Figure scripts
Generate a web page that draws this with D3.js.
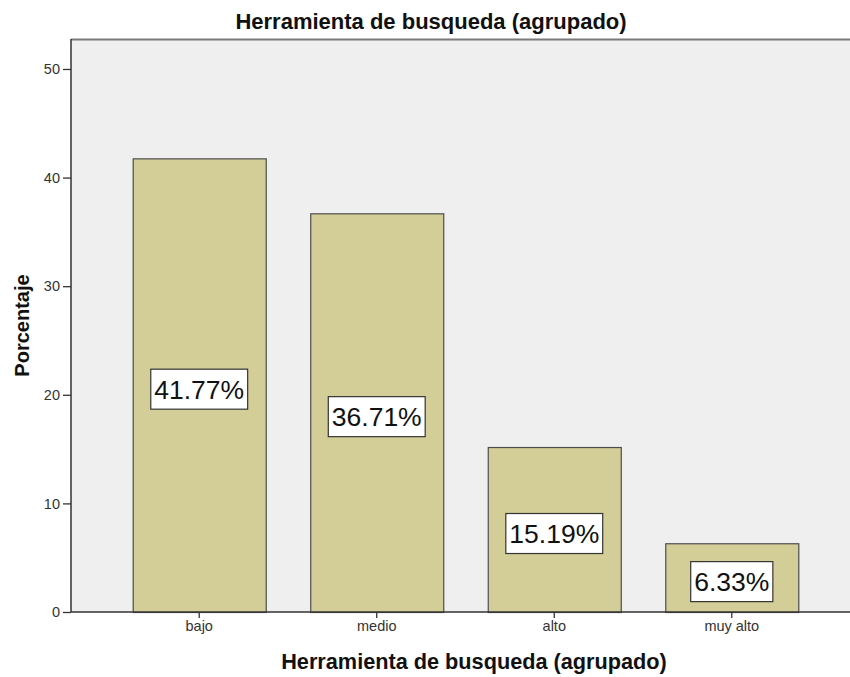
<!DOCTYPE html>
<html>
<head>
<meta charset="utf-8">
<script src="https://cdn.jsdelivr.net/npm/d3@7"></script>
<style>
  html, body { margin: 0; padding: 0; background: #ffffff; }
  svg { display: block; }
</style>
</head>
<body>
<svg id="chart" width="850" height="677"></svg>
<script>
const categories = ["bajo", "medio", "alto", "muy alto"];
const percentages = [41.77, 36.71, 15.19, 6.33];
const valueLabels = ["41.77%", "36.71%", "15.19%", "6.33%"];
const yTicks = [0, 10, 20, 30, 40, 50];
const chartTitle = "Herramienta de busqueda (agrupado)";
const xTitle = "Herramienta de busqueda (agrupado)";
const yTitle = "Porcentaje";

const svg = d3.select("#chart");
const font = "Arial, 'Liberation Sans', Helvetica, sans-serif";
const plot = { left: 71, top: 39, right: 860, bottom: 612 };

const y = d3.scaleLinear().domain([0, 52.76]).range([plot.bottom, plot.top]);
const x = d3.scaleBand().domain(categories).range([plot.left, plot.right])
  .paddingInner(0.2507).paddingOuter(0.3476);

// plot background
svg.append("rect")
  .attr("x", plot.left).attr("y", plot.top)
  .attr("width", plot.right - plot.left).attr("height", plot.bottom - plot.top)
  .attr("fill", "#efefef");
// top border
svg.append("line")
  .attr("x1", plot.left).attr("x2", plot.right)
  .attr("y1", plot.top + 0.5).attr("y2", plot.top + 0.5)
  .attr("stroke", "#7a7a7a").attr("stroke-width", 2);

// bars
const data = categories.map((c, i) => ({ c, v: percentages[i], label: valueLabels[i] }));
svg.append("g").selectAll("rect").data(data).join("rect")
  .attr("x", d => x(d.c) + 0.5)
  .attr("y", d => y(d.v) + 0.5)
  .attr("width", x.bandwidth())
  .attr("height", d => y(0) - y(d.v))
  .attr("fill", "#d3ce98")
  .attr("stroke", "#4d4d4d").attr("stroke-width", 1.2);

// axes
const yAxis = d3.axisLeft(y).tickValues(yTicks).tickSize(8).tickPadding(3);
const gy = svg.append("g").attr("transform", `translate(${plot.left},0)`).call(yAxis);
gy.select(".domain").attr("stroke", "#333").attr("stroke-width", 1.5)
  .attr("d", `M0,${plot.top}V${plot.bottom}`);
gy.selectAll(".tick line").attr("stroke", "#333").attr("stroke-width", 1.3);
gy.selectAll(".tick text").attr("font-family", font).attr("font-size", 14.5).attr("fill", "#333");

const xAxis = d3.axisBottom(x).tickSize(6).tickPadding(3);
const gx = svg.append("g").attr("transform", `translate(0,${plot.bottom})`).call(xAxis);
gx.select(".domain").attr("stroke", "#333").attr("stroke-width", 1.5)
  .attr("d", `M${plot.left},0H${plot.right}`);
gx.selectAll(".tick line").attr("stroke", "#333").attr("stroke-width", 1.3);
gx.selectAll(".tick text").attr("font-family", font).attr("font-size", 14.5).attr("fill", "#333");

// value labels
const lg = svg.append("g").selectAll("g").data(data).join("g")
  .attr("transform", d => `translate(${x(d.c) + x.bandwidth() / 2},${(y(d.v) + y(0)) / 2 + 4})`);
lg.append("rect").attr("class", "box");
lg.append("text")
  .attr("text-anchor", "middle")
  .attr("dy", "0.36em")
  .attr("font-family", font).attr("font-size", 26.5).attr("fill", "#111")
  .text(d => d.label);
lg.each(function () {
  const g = d3.select(this);
  const bb = g.select("text").node().getBBox();
  g.select("rect")
    .attr("x", -bb.width / 2 - 3.5).attr("y", -20)
    .attr("width", bb.width + 7).attr("height", 40)
    .attr("fill", "#fff").attr("stroke", "#333").attr("stroke-width", 1.2);
});

// titles
svg.append("text").attr("x", 431).attr("y", 29)
  .attr("text-anchor", "middle").attr("font-family", font)
  .attr("font-weight", "bold").attr("font-size", 22).attr("fill", "#111")
  .text(chartTitle);
svg.append("text").attr("x", 474).attr("y", 669)
  .attr("text-anchor", "middle").attr("font-family", font)
  .attr("font-weight", "bold").attr("font-size", 21.7).attr("fill", "#111")
  .text(xTitle);
svg.append("text")
  .attr("transform", `translate(29,${(plot.top + plot.bottom) / 2}) rotate(-90)`)
  .attr("text-anchor", "middle").attr("font-family", font)
  .attr("font-weight", "bold").attr("font-size", 20).attr("fill", "#111")
  .text(yTitle);
</script>
</body>
</html>
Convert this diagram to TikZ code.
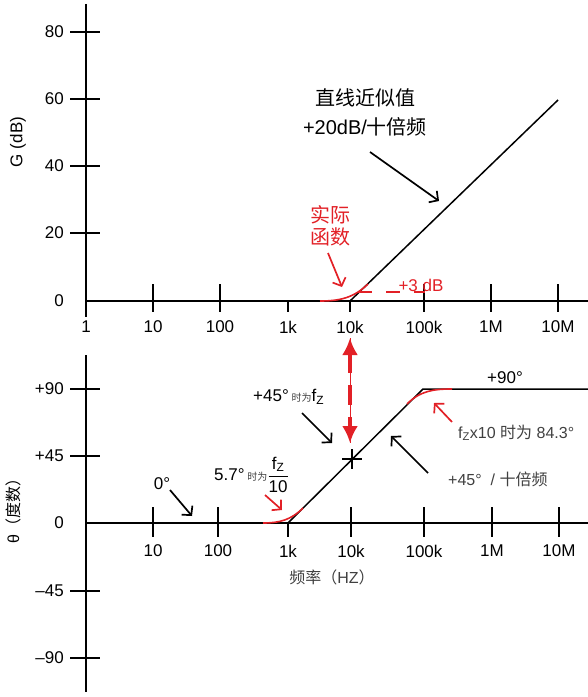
\documentclass[tikz,border=0pt]{standalone}
\usepackage{amsmath}
\usepackage{fontspec}
\setmainfont{Liberation Sans}
\newfontfamily\cjk{Noto Sans CJK SC}
\usetikzlibrary{arrows.meta}

\definecolor{realred}{RGB}{226,32,38}
\definecolor{notegray}{RGB}{64,64,64}
\newcommand{\fsubz}{f\textsubscript{Z}}

\tikzset{
  axis/.style={line width=1.6bp},
  asym/.style={line width=1.5bp},
  realfn/.style={realred, line width=1.6bp},
  note/.style={->, line width=1.7bp},
  lbl/.style={font=\fontsize{17bp}{19bp}\selectfont, inner sep=0pt},
  biglbl/.style={font=\fontsize{20bp}{22bp}\selectfont, inner sep=0pt},
  smalllbl/.style={font=\fontsize{16bp}{18bp}\selectfont, inner sep=0pt, text=notegray},
  tinylbl/.style={font=\fontsize{10bp}{11bp}\selectfont\cjk, inner sep=0pt, text=notegray},
}

\begin{document}
\begin{tikzpicture}[x=1bp, y=-1bp, >={Straight Barb[length=6.5bp,width=14bp]}]
    \useasboundingbox (0,0) rectangle (588,697);

    % gain plot
    \draw[axis] (86,4) -- (86,317);
    \draw[axis] (86,301) -- (588,301);
    \foreach \y in {32,99,166,233}
      \draw[axis] (70,\y) -- (100,\y);
    \foreach \y/\v in {32/80,99/60,166/40,233/20,301/0}
      \node[lbl, anchor=east] (g\v) at (64,\y) {\v};
    \foreach \x in {153,220,424,491,558}
      \draw[axis] (\x,284) -- (\x,312);
    \foreach \x in {288,350}
      \draw[axis] (\x,301) -- (\x,312);
    \foreach \x/\t in {86/1,153/10,220/100,288/1k,350/10k,424/100k,491/1M,558/10M}
      \node[lbl] (gx\t) at (\x,327) {\t};
    \node[lbl, rotate=90] (gname) at (18,142) {G (dB)};

    \coordinate (gcorner) at (350,301);
    \coordinate (gend) at (558,100);
    \draw[asym] (gcorner) -- (gend);
    \draw[realfn] (320,301) to[out=0, in=224] (368,284);
    \draw[realred, line width=1.8bp, dash pattern=on 14bp off 14bp] (358,292) -- (425,292);
    \node[lbl, text=realred] (plus3) at (421,285) {+3 dB};

    \node[biglbl] (approx) at (365,98) {\cjk 直线近似值};
    \node[biglbl] (slope) at (365,127) {+20dB/{\cjk 十倍频}};
    \coordinate (approxa) at (370,152);
    \coordinate (approxb) at (439,201);
    \draw[note] (approxa) -- (approxb);

    \node[biglbl, text=realred] (real1) at (330,215) {\cjk 实际};
    \node[biglbl, text=realred] (real2) at (330,237) {\cjk 函数};
    \coordinate (reala) at (328,253);
    \coordinate (realb) at (342,287);
    \draw[note, realred] (reala) -- (realb);

    % phase plot
    \draw[axis] (86,355) -- (86,692);
    \draw[axis] (86,523) -- (588,523);
    \foreach \y in {389,456,591,658}
      \draw[axis] (70,\y) -- (100,\y);
    \foreach \y/\v in {389/+90,456/+45,523/0,591/--45,658/--90}
      \node[lbl, anchor=east] (p\y) at (64,\y) {\v};
    \foreach \x in {153,218,351,424,492,559}
      \draw[axis] (\x,507) -- (\x,537);
    \draw[axis] (288,523) -- (288,537);
    \foreach \x/\t in {153/10,218/100,288/1k,351/10k,424/100k,492/1M,559/10M}
      \node[lbl] (px\t) at (\x,551) {\t};
    \node[smalllbl] (freq) at (332,577) {{\cjk 频率（}HZ{\cjk ）}};
    \node[smalllbl, rotate=90, text=black] (pname) at (13,507) {θ{\cjk （度数）}};

    \coordinate (pstart) at (288,523);
    \coordinate (pknee) at (423,389);
    \coordinate (pend) at (588,389);
    \draw[asym] (pstart) -- (pknee) -- (pend);
    \draw[line width=1.3bp] (342,459) -- (362,459);
    \draw[line width=1.3bp] (352,449) -- (352,469);
    \draw[realfn] (263,523) to[out=0, in=225] (303,508);
    \draw[realfn] (407,404) to[out=45, in=180] (452,389);

    \coordinate (magtip) at (350,338);
    \coordinate (phasetip) at (350,443);
    \draw[realred, line width=0.6bp] (magtip) -- (phasetip);
    \draw[realred, line width=4bp, dash pattern=on 20bp off 12bp,
          {Latex[length=17bp,width=16bp]}-{Latex[length=17bp,width=16bp]}] (magtip) -- (phasetip);

    \node[lbl] (p90) at (505,378) {+90°};
    \node[smalllbl, anchor=west] (p843) at (458,433) {\fsubz x10 {\cjk 时为} 84.3°};
    \coordinate (p843a) at (452,422);
    \coordinate (p843b) at (434,403);
    \draw[note, realred] (p843a) -- (p843b);

    \node[smalllbl, anchor=west] (pslope) at (448,479) {+45°\ \ / {\cjk 十倍频}};
    \coordinate (pslopea) at (428,473);
    \coordinate (pslopeb) at (391,436);
    \draw[note] (pslopea) -- (pslopeb);

    \node[lbl, anchor=west] (p45) at (253,397) {+45°\,\tikz[baseline]\node[tinylbl,anchor=base]{时为};f\textsubscript{Z}};
    \coordinate (p45a) at (302,413);
    \coordinate (p45b) at (332,443);
    \draw[note] (p45a) -- (p45b);

    \node[lbl, anchor=west] (p57) at (214,475) {5.7°\,\tikz[baseline]\node[tinylbl,anchor=base]{时为};$\dfrac{\text{\fsubz}}{\text{10}}$};
    \coordinate (p57a) at (265,495);
    \coordinate (p57b) at (282,510);
    \draw[note, realred] (p57a) -- (p57b);

    \node[lbl] (p0) at (162,484) {0°};
    \coordinate (p0a) at (170,490);
    \coordinate (p0b) at (192,516);
    \draw[note] (p0a) -- (p0b);
\end{tikzpicture}
\end{document}
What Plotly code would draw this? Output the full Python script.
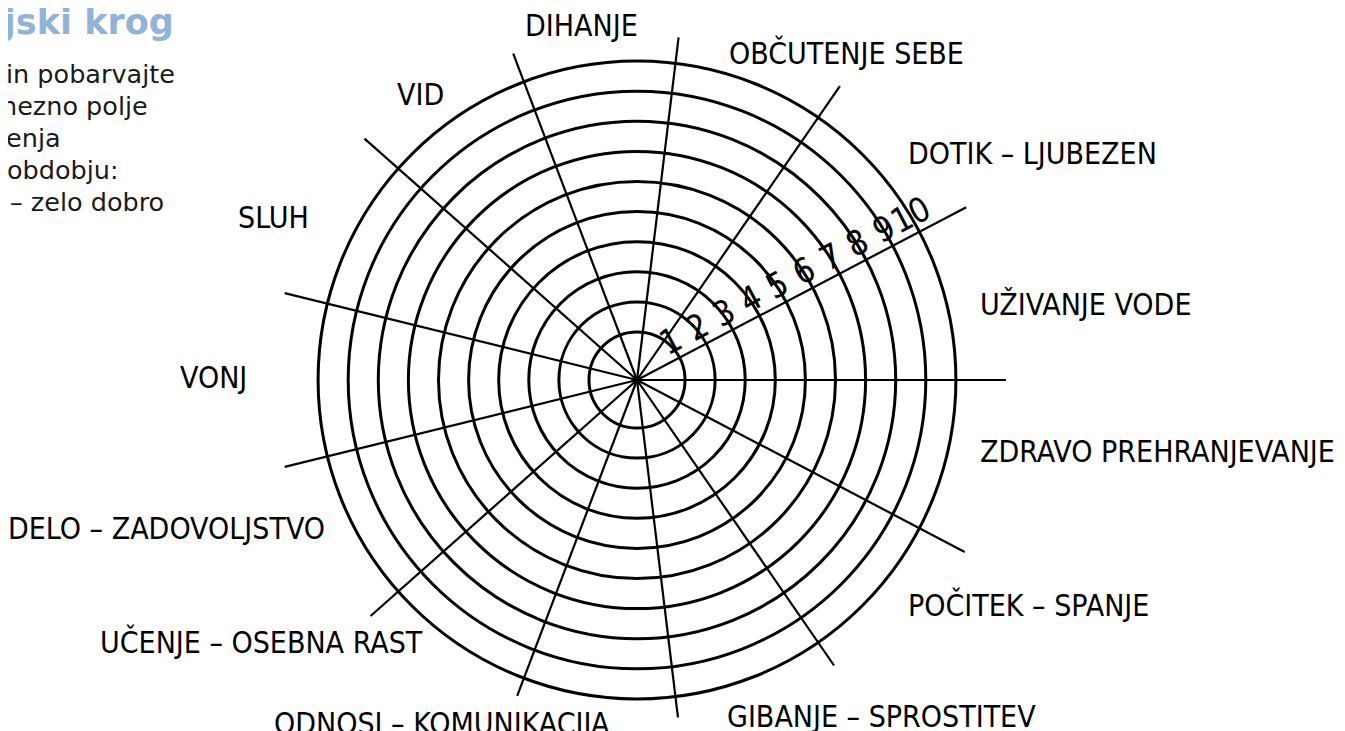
import plotly.graph_objects as go

W, H = 1345, 760
OFF = 8   # page offset of the figure inside the browser window
PAD = 3   # annotation inner padding

# ---------------- data ----------------
# sectors, counter-clockwise starting at 3 o'clock
categories = [
    "UŽIVANJE VODE", "DOTIK – LJUBEZEN", "OBČUTENJE SEBE", "DIHANJE", "VID",
    "SLUH", "VONJ", "DELO – ZADOVOLJSTVO", "UČENJE – OSEBNA RAST",
    "ODNOSI – KOMUNIKACIJA", "GIBANJE – SPROSTITEV", "POČITEK – SPANJE",
    "ZDRAVO PREHRANJEVANJE",
]
levels = [1, 2, 3, 4, 5, 6, 7, 8, 9, 10]
level_labels = [str(v) for v in levels]

title_text = "Življenjski krog"
instruction_lines = ["in pobarvajte", "nezno polje", "jenja", "obdobju:", "– zelo dobro"]

# ---------------- layout / style ----------------
n = len(categories)
step = 360.0 / n
boundaries = [i * step for i in range(n)]

PX_PER_UNIT = 30.1
R0 = -0.595                     # radial value at the centre
R_PX = 372                      # radius of polar area in px
RMAX = R0 + R_PX / PX_PER_UNIT
CX, CY = 637, 380               # centre in window pixels
ray_extent = [11.66, 11.76, 11.27, 10.87, 11.0, 11.5, 11.46, 11.46,
              11.23, 10.63, 10.7, 10.93, 11.70]

LABEL_FONT = "DejaVu Sans Condensed"


def fx(px):
    return (px - OFF) / W


def fy(py):
    return 1 - (py - OFF) / H


# label anchor pixels (left x, centre y)
label_pos = [
    (981, 304), (909, 153), (730, 53), (526, 26),
    (398, 94), (239, 217), (181, 377), (9, 528),
    (101, 642), (275, 723), (728, 716), (909, 605),
    (981, 451),
]

fig = go.Figure()

r, th = [], []
for a, L in zip(boundaries, ray_extent):
    r += [R0, L, None]
    th += [a, a, None]
fig.add_trace(go.Scatterpolar(
    r=r, theta=th, mode="lines",
    line=dict(color="black", width=2.2), hoverinfo="skip", showlegend=False,
))

annotations = []
for name, (px, py) in zip(categories, label_pos):
    annotations.append(dict(
        text=name, x=fx(px - PAD), y=fy(py), xref="paper", yref="paper",
        xanchor="left", yanchor="middle", showarrow=False,
        font=dict(family=LABEL_FONT, size=30, color="black"),
    ))

annotations.append(dict(
    text="<b>" + title_text + "</b>", x=fx(173 + PAD), y=fy(22), xref="paper", yref="paper",
    xanchor="right", yanchor="middle", showarrow=False,
    font=dict(family="DejaVu Sans", size=35, color="#8fb3d9"),
))
line_ends = [174, 147, 60, 118, 163]
for i, (txt, xe) in enumerate(zip(instruction_lines, line_ends)):
    annotations.append(dict(
        text=txt, x=fx(xe + PAD), y=fy(74 + 32 * i), xref="paper", yref="paper",
        xanchor="right", yanchor="middle", showarrow=False,
        font=dict(family="DejaVu Sans", size=25.5, color="#1a1a1a"),
    ))

fig.update_layout(
    width=W, height=H, margin=dict(l=0, r=0, t=0, b=0),
    paper_bgcolor="white", plot_bgcolor="white", showlegend=False,
    polar=dict(
        domain=dict(x=[fx(CX - R_PX), fx(CX + R_PX)], y=[fy(CY + R_PX), fy(CY - R_PX)]),
        bgcolor="white",
        radialaxis=dict(
            range=[R0, RMAX], tickvals=levels, ticktext=level_labels,
            angle=step, tickangle=0, side="counterclockwise", showline=False,
            showgrid=True, gridcolor="black", gridwidth=2.6, ticks="",
            tickfont=dict(family=LABEL_FONT, size=34, color="black"),
        ),
        angularaxis=dict(
            rotation=0, direction="counterclockwise", showgrid=False,
            showline=False, showticklabels=False, ticks="",
        ),
    ),
    annotations=annotations,
)

fig.write_html("out.html")
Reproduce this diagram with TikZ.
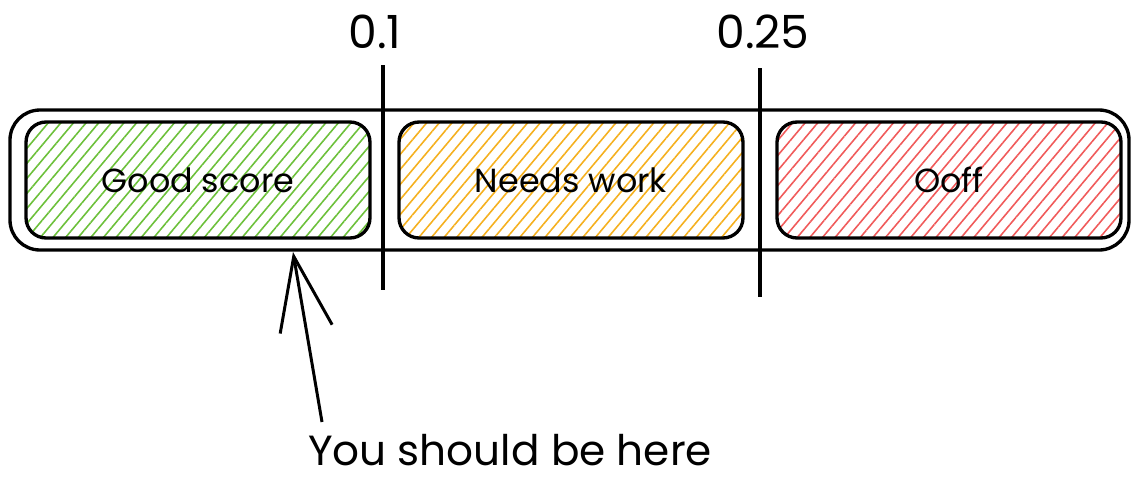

Written exercise
Transcribe exactly the lines between the one containing "Convert this diagram to TikZ code." and the one containing "(0,0) rectangle (588,697);", counting both ends. Pictures are not copied.

Exercise response
Convert this diagram to TikZ code.
\documentclass[tikz,border=0pt]{standalone}
\usepackage{amsmath}
\usepackage{fontspec}
\setmainfont{Liberation Sans}
\newfontfamily\cjk{Noto Sans CJK SC}
\usetikzlibrary{arrows.meta}

\definecolor{realred}{RGB}{226,32,38}
\definecolor{notegray}{RGB}{64,64,64}
\newcommand{\fsubz}{f\textsubscript{Z}}

\tikzset{
  axis/.style={line width=1.6bp},
  asym/.style={line width=1.5bp},
  realfn/.style={realred, line width=1.6bp},
  note/.style={->, line width=1.7bp},
  lbl/.style={font=\fontsize{17bp}{19bp}\selectfont, inner sep=0pt},
  biglbl/.style={font=\fontsize{20bp}{22bp}\selectfont, inner sep=0pt},
  smalllbl/.style={font=\fontsize{16bp}{18bp}\selectfont, inner sep=0pt, text=notegray},
  tinylbl/.style={font=\fontsize{10bp}{11bp}\selectfont\cjk, inner sep=0pt, text=notegray},
}

\begin{document}
\begin{tikzpicture}[x=1bp, y=-1bp, >={Straight Barb[length=6.5bp,width=14bp]}]
    \useasboundingbox (0,0) rectangle (588,697);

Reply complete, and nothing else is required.